Der einzige überlebende Zeuge des Massakers erinnert sich, dass er bei dem Angriff keine große Angst hatte, denn bei früheren ähnlichen Zwischenfällen hatte es keine Opfer gegeben. Tatsächlich wurde der Grenz- und Zollkontrollposten von Medininkai im Jahr 1991 vor dem blutigen Ereignis des 31. Juli mindestens vier Mal angegriffen. Aus diesem Grund wurden Polizisten des Sondereinsatzkommandos „Aras“ dorthin verlegt.
Kurz zuvor, am 29. Juli, hatten der Präsident des Restituierenden Seimas, Vytautas Landsbergis, und der Präsident der Russischen Föderation, Boris Jelzin, in Moskau offiziell Vereinbarungen zur Grundlage der zwischenstaatlichen Beziehungen, zur Zusammenarbeit im Kaliningrader Gebiet und zur Eröffnung von Vertretungen unterzeichnet.
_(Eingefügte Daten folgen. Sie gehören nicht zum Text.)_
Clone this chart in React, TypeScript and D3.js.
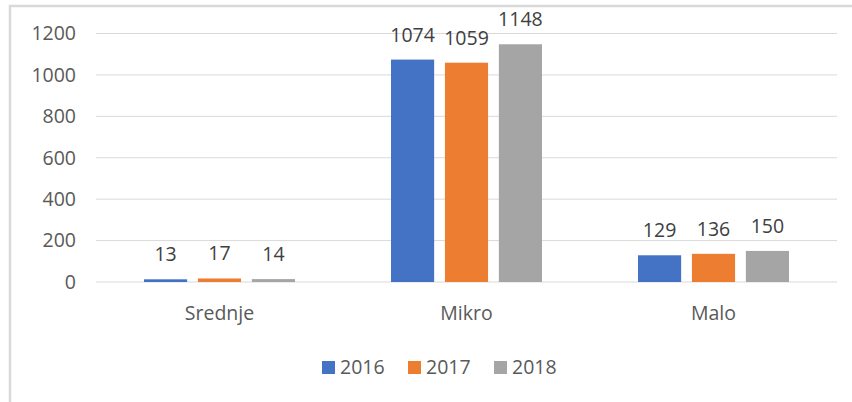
import { useEffect, useRef } from 'react';
import * as d3 from 'd3';

const categories = ['Srednje', 'Mikro', 'Malo'];
const years = ['2016', '2017', '2018'];
const values2016 = [13, 1074, 129];
const values2017 = [17, 1059, 136];
const values2018 = [14, 1148, 150];
const yTicks = [0, 200, 400, 600, 800, 1000, 1200];
const colors = ['#4472c4', '#ed7d31', '#a5a5a5'];

export default function App() {
  const svgRef = useRef<SVGSVGElement>(null);

  useEffect(() => {
    if (!svgRef.current) return;
    const svg = d3.select(svgRef.current);
    svg.selectAll('*').remove();

    const series = [values2016, values2017, values2018];
    const font = '"Open Sans", sans-serif';
    const textColor = '#595959';
    const fs = '19.5px';

    // chart border
    svg.append('rect')
      .attr('x', 10)
      .attr('y', 6)
      .attr('width', 860)
      .attr('height', 420)
      .attr('fill', '#fff')
      .attr('stroke', '#d9d9d9')
      .attr('stroke-width', 2.5);

    const left = 96;
    const right = 837;
    const yScale = d3.scaleLinear().domain([0, 1200]).range([282, 33.5]);

    const x0 = d3.scaleBand<string>().domain(categories).range([left, right]);
    const x1 = d3.scaleBand<string>()
      .domain(years)
      .range([48, x0.bandwidth() - 48])
      .paddingInner(0.2);

    // gridlines
    svg.append('g')
      .selectAll('line')
      .data(yTicks)
      .join('line')
      .attr('x1', left)
      .attr('x2', right)
      .attr('y1', d => yScale(d))
      .attr('y2', d => yScale(d))
      .attr('stroke', '#d9d9d9')
      .attr('stroke-width', 1);

    // y tick labels
    svg.append('g')
      .selectAll('text')
      .data(yTicks)
      .join('text')
      .attr('x', 76)
      .attr('y', d => yScale(d))
      .attr('dy', '0.35em')
      .attr('text-anchor', 'end')
      .attr('font-family', font)
      .attr('font-size', fs)
      .attr('fill', textColor)
      .text(d => d);

    // bars + labels
    years.forEach((yr, si) => {
      const g = svg.append('g');
      g.selectAll('rect')
        .data(series[si])
        .join('rect')
        .attr('x', (_, i) => (x0(categories[i]) ?? 0) + (x1(yr) ?? 0))
        .attr('y', d => yScale(d))
        .attr('width', x1.bandwidth())
        .attr('height', d => yScale(0) - yScale(d))
        .attr('fill', colors[si]);

      g.selectAll('text')
        .data(series[si])
        .join('text')
        .attr('x', (_, i) => (x0(categories[i]) ?? 0) + (x1(yr) ?? 0) + x1.bandwidth() / 2)
        .attr('y', d => yScale(d) - 18)
        .attr('text-anchor', 'middle')
        .attr('font-family', font)
        .attr('font-size', fs)
        .attr('fill', '#404040')
        .text(d => d);
    });

    // category labels
    svg.append('g')
      .selectAll('text')
      .data(categories)
      .join('text')
      .attr('x', d => (x0(d) ?? 0) + x0.bandwidth() / 2)
      .attr('y', 320)
      .attr('text-anchor', 'middle')
      .attr('font-family', font)
      .attr('font-size', fs)
      .attr('fill', textColor)
      .text(d => d);

    // legend
    const legendX = [322, 408, 494];
    years.forEach((yr, i) => {
      svg.append('rect')
        .attr('x', legendX[i])
        .attr('y', 361)
        .attr('width', 13)
        .attr('height', 13)
        .attr('fill', colors[i]);
      svg.append('text')
        .attr('x', legendX[i] + 18)
        .attr('y', 374)
        .attr('font-family', font)
        .attr('font-size', fs)
        .attr('fill', textColor)
        .text(yr);
    });
  }, []);

  return (
    <div style={{ position: 'absolute', left: 0, top: 0 }}>
      <svg ref={svgRef} width={852} height={402} style={{ display: 'block' }} />
    </div>
  );
}
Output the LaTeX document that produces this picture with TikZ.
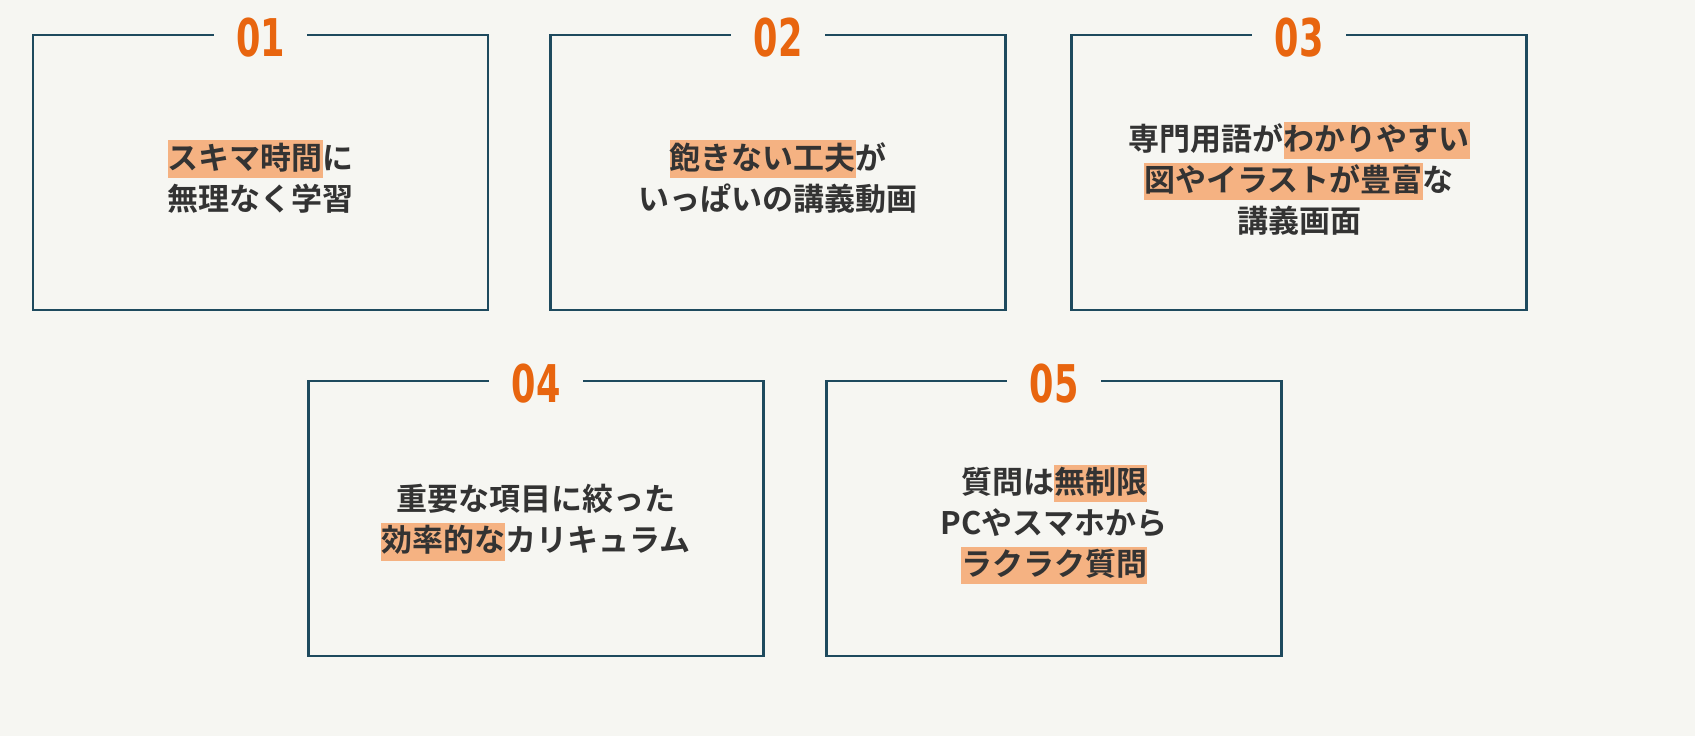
\documentclass[tikz,border=0pt]{standalone}
\usepackage{fontspec}
\setmainfont{Noto Sans CJK JP}[BoldFont={* Bold}]
\newfontfamily\numfont{DejaVu Sans Condensed}
\definecolor{bg}{HTML}{F6F6F2}
\definecolor{frame}{HTML}{1E4A5E}
\definecolor{numorange}{HTML}{E8650F}
\definecolor{hl}{HTML}{F5B282}
\definecolor{txt}{HTML}{333333}
\newcommand{\hl}[1]{{\setlength{\fboxsep}{0pt}\colorbox{hl}{\rule[-0.28em]{0pt}{1.22em}#1}}}
\begin{document}
\begin{tikzpicture}[
		x=0.5pt, y=-0.5pt,
		card/.style={draw=frame, line width=1.2pt, minimum width=227.5pt, minimum height=137.5pt, inner sep=0pt},
		numlabel/.style={fill=bg, text=numorange, font=\numfont\bfseries\fontsize{26}{26}\selectfont, inner xsep=15pt, inner ysep=0pt, xscale=0.75},
		cardtext/.style={text=txt, align=center, font=\bfseries\fontsize{15.5}{20.5}\selectfont}
	]
  \fill[bg] (0,0) rectangle (1695,736);
  % cards
  \node (c1) [card] at (260.5, 172.5) {};
  \node (c2) [card] at (778, 172.5) {};
  \node (c3) [card] at (1299, 172.5) {};
  \node (c4) [card] at (536, 518.5) {};
  \node (c5) [card] at (1054, 518.5) {};
  % numbers
  \foreach \c/\n in {c1/01, c2/02, c3/03, c4/04, c5/05}
    \node (\c num) [numlabel] at ([yshift=-2pt]\c.north) {\n};
  % texts
  \node (t1) [cardtext] at ([yshift=-2pt]c1) {\hl{スキマ時間}に\\無理なく学習};
  \node (t2) [cardtext] at ([yshift=-2pt]c2) {\hl{飽きない工夫}が\\いっぱいの講義動画};
  \node (t3) [cardtext] at ([yshift=-3pt]c3) {専門用語が\hl{わかりやすい}\\\hl{図やイラストが豊富}な\\講義画面};
  \node (t4) [cardtext] at ([yshift=-2pt]c4) {重要な項目に絞った\\\hl{効率的な}カリキュラム};
  \node (t5) [cardtext] at ([yshift=-3pt]c5) {質問は\hl{無制限}\\PCやスマホから\\\hl{ラクラク質問}};
\end{tikzpicture}
\end{document}
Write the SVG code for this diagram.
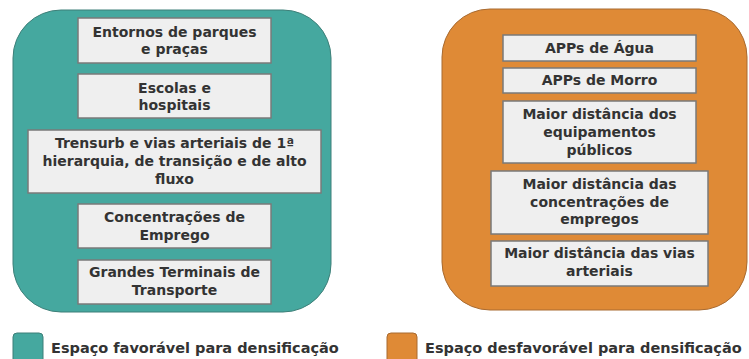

Die Russische Föderation hatte die Unabhängigkeit Litauens endlich anerkannt! Leider haben offizielle Dokumente die Aggression nicht aufgehalten...
Die Schuldigen des in Medininkai verübten blutigen Verbrechens waren Kräfte der Spezialeinheit der Miliz der Sowjetunion (OMON) aus den Truppen von Riga und Vilnius. Im Frühjahr 2011 kam der lettische Staatsbürger Konstantin Michailov, ein ehemaliger Milizsoldat der OMON, für Verbrechen gegen die Menschlichkeit lebenslänglich in Haft. Die Strafurteile gegen Andrej Laktionov, Česlav Mlinyk und Aleksandr Ryžov wurden in deren Abwesenheit gefällt. Diese ehemaligen Soldaten der Spezialeinheit OMON befinden sich nicht in Haft, da laut der Verfassung und des Strafgesetzbuches der Russischen Föderation russische Bürger, die ein Verbrechen in einem anderen Land verübt haben, den Staat verteidigt und nicht an andere Staaten ausgeliefert werden.